> _PROBLEM TO SOLVE_:
For the listing that follows, give again exactly the lines from the one with "Generate a web" to the one with "16, 19, 16];", including both.

## start MATERIAL PROVIDED

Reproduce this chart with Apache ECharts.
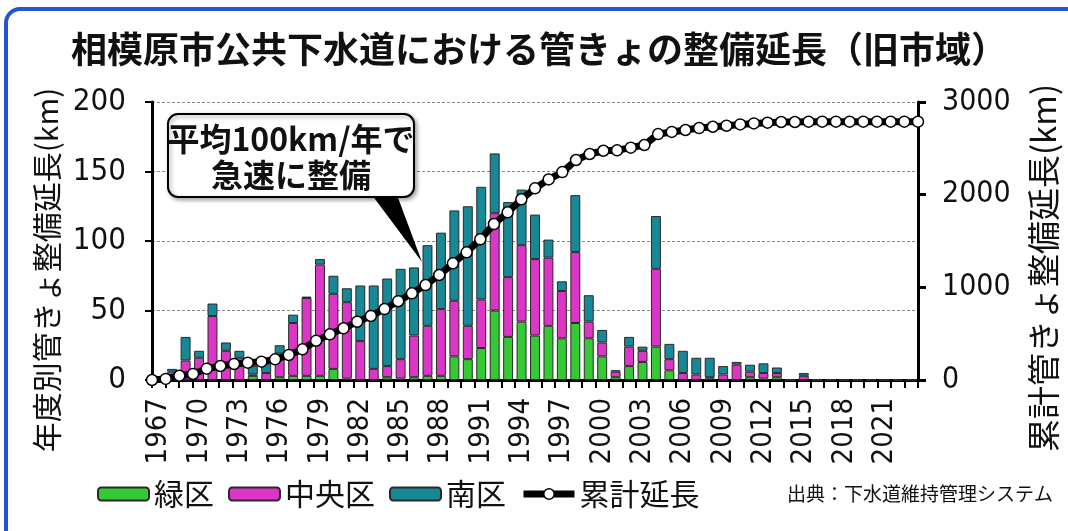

## end MATERIAL PROVIDED
## start MATERIAL PROVIDED

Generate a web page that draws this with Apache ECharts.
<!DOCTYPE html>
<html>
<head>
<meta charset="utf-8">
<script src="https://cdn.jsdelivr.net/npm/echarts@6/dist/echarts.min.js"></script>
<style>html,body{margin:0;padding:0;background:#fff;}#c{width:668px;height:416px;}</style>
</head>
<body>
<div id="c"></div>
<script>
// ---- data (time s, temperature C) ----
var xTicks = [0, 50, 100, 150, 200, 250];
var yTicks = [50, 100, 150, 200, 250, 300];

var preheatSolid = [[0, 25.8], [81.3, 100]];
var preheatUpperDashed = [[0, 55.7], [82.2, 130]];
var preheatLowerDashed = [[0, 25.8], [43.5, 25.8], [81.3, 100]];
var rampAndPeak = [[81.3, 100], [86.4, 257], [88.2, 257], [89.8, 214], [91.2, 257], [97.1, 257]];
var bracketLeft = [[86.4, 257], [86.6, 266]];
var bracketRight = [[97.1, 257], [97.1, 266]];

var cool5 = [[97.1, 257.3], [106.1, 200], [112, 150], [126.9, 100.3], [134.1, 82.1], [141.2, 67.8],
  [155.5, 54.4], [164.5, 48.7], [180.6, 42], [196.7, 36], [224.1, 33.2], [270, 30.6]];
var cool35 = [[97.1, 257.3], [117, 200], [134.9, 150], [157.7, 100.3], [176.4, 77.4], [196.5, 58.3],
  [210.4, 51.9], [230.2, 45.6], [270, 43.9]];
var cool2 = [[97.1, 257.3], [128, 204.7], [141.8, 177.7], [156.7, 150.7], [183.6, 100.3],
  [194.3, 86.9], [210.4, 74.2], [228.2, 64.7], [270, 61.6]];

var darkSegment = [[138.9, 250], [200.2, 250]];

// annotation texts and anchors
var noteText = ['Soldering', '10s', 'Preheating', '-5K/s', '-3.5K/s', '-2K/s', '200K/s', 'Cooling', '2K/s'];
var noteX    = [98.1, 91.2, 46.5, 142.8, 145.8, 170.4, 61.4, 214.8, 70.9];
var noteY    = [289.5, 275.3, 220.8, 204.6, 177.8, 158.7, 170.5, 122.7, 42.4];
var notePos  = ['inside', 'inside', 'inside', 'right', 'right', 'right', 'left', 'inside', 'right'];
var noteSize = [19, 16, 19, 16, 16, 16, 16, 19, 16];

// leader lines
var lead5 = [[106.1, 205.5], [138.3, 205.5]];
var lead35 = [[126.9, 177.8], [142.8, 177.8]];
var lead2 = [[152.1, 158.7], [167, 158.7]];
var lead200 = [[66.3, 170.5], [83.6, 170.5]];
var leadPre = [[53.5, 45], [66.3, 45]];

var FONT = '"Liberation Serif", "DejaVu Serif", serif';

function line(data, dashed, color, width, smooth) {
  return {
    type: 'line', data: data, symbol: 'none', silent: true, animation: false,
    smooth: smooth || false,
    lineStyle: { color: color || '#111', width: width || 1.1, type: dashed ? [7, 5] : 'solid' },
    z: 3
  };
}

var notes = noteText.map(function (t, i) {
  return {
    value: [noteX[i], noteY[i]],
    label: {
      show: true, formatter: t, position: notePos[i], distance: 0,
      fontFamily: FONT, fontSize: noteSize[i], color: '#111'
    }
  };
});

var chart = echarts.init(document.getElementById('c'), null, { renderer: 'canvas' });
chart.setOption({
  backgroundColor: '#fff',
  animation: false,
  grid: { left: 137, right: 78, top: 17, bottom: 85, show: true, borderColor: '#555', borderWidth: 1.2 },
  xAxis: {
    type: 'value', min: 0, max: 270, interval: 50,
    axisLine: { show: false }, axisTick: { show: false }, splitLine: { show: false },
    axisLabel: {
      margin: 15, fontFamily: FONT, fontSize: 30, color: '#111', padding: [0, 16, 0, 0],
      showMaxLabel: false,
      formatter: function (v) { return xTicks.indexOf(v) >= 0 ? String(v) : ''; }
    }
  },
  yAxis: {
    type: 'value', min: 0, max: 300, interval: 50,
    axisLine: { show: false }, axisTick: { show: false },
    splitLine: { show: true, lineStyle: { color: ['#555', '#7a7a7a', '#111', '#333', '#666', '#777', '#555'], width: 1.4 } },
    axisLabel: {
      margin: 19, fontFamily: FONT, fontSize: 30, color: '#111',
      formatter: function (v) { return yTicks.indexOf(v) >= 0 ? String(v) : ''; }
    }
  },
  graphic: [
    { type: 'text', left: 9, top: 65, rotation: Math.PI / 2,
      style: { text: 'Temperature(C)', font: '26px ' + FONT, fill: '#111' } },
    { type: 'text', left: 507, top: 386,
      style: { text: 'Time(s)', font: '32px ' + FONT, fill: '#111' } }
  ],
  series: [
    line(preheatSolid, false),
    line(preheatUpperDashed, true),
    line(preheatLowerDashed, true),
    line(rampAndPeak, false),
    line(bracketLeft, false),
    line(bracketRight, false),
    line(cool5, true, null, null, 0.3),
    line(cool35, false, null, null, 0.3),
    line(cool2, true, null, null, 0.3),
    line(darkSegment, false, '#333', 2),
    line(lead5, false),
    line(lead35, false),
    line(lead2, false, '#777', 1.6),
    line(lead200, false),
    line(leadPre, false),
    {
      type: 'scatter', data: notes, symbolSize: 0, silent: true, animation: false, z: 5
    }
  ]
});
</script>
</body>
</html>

## end MATERIAL PROVIDED
## start MATERIAL PROVIDED

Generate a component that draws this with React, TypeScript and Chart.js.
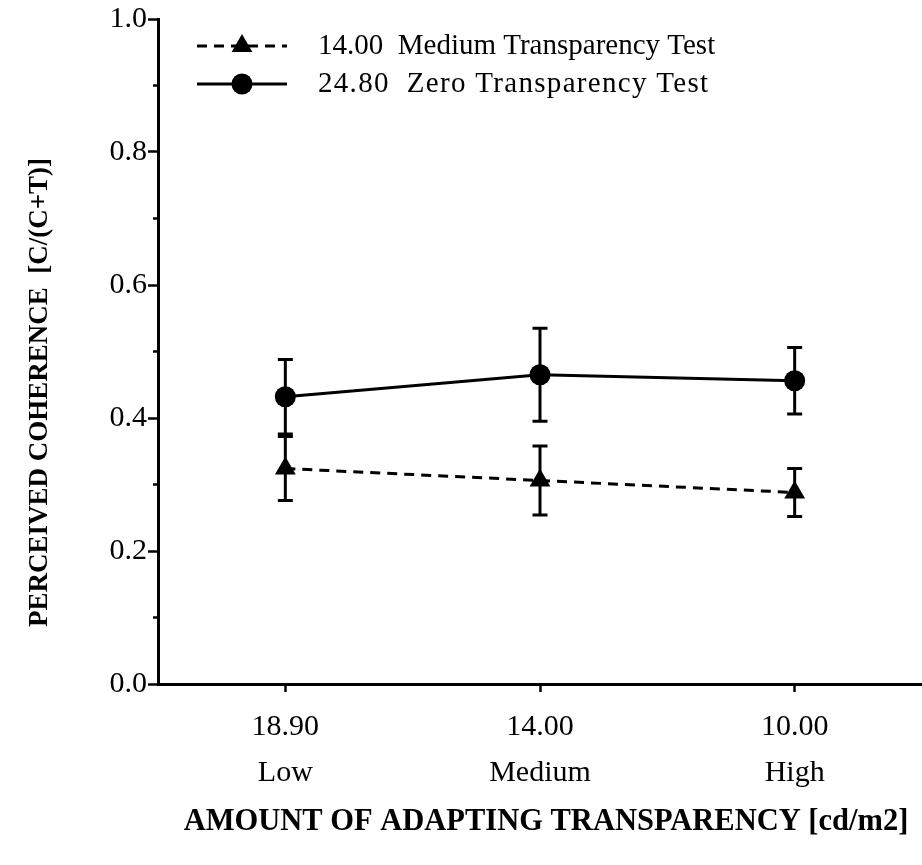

## end MATERIAL PROVIDED

> _OUTPUT FOR THIS EXERCISE_:
Generate a web page that draws this with Apache ECharts.
<!DOCTYPE html>
<html>
<head>
<meta charset="utf-8">
<script src="https://cdn.jsdelivr.net/npm/echarts@6/dist/echarts.min.js"></script>
<style>html,body{margin:0;padding:0;background:#fff;}#c{width:668px;height:416px;}</style>
</head>
<body>
<div id="c"></div>
<script>
// ---- data (time s, temperature C) ----
var xTicks = [0, 50, 100, 150, 200, 250];
var yTicks = [50, 100, 150, 200, 250, 300];

var preheatSolid = [[0, 25.8], [81.3, 100]];
var preheatUpperDashed = [[0, 55.7], [82.2, 130]];
var preheatLowerDashed = [[0, 25.8], [43.5, 25.8], [81.3, 100]];
var rampAndPeak = [[81.3, 100], [86.4, 257], [88.2, 257], [89.8, 214], [91.2, 257], [97.1, 257]];
var bracketLeft = [[86.4, 257], [86.6, 266]];
var bracketRight = [[97.1, 257], [97.1, 266]];

var cool5 = [[97.1, 257.3], [106.1, 200], [112, 150], [126.9, 100.3], [134.1, 82.1], [141.2, 67.8],
  [155.5, 54.4], [164.5, 48.7], [180.6, 42], [196.7, 36], [224.1, 33.2], [270, 30.6]];
var cool35 = [[97.1, 257.3], [117, 200], [134.9, 150], [157.7, 100.3], [176.4, 77.4], [196.5, 58.3],
  [210.4, 51.9], [230.2, 45.6], [270, 43.9]];
var cool2 = [[97.1, 257.3], [128, 204.7], [141.8, 177.7], [156.7, 150.7], [183.6, 100.3],
  [194.3, 86.9], [210.4, 74.2], [228.2, 64.7], [270, 61.6]];

var darkSegment = [[138.9, 250], [200.2, 250]];

// annotation texts and anchors
var noteText = ['Soldering', '10s', 'Preheating', '-5K/s', '-3.5K/s', '-2K/s', '200K/s', 'Cooling', '2K/s'];
var noteX    = [98.1, 91.2, 46.5, 142.8, 145.8, 170.4, 61.4, 214.8, 70.9];
var noteY    = [289.5, 275.3, 220.8, 204.6, 177.8, 158.7, 170.5, 122.7, 42.4];
var notePos  = ['inside', 'inside', 'inside', 'right', 'right', 'right', 'left', 'inside', 'right'];
var noteSize = [19, 16, 19, 16, 16, 16, 16, 19, 16];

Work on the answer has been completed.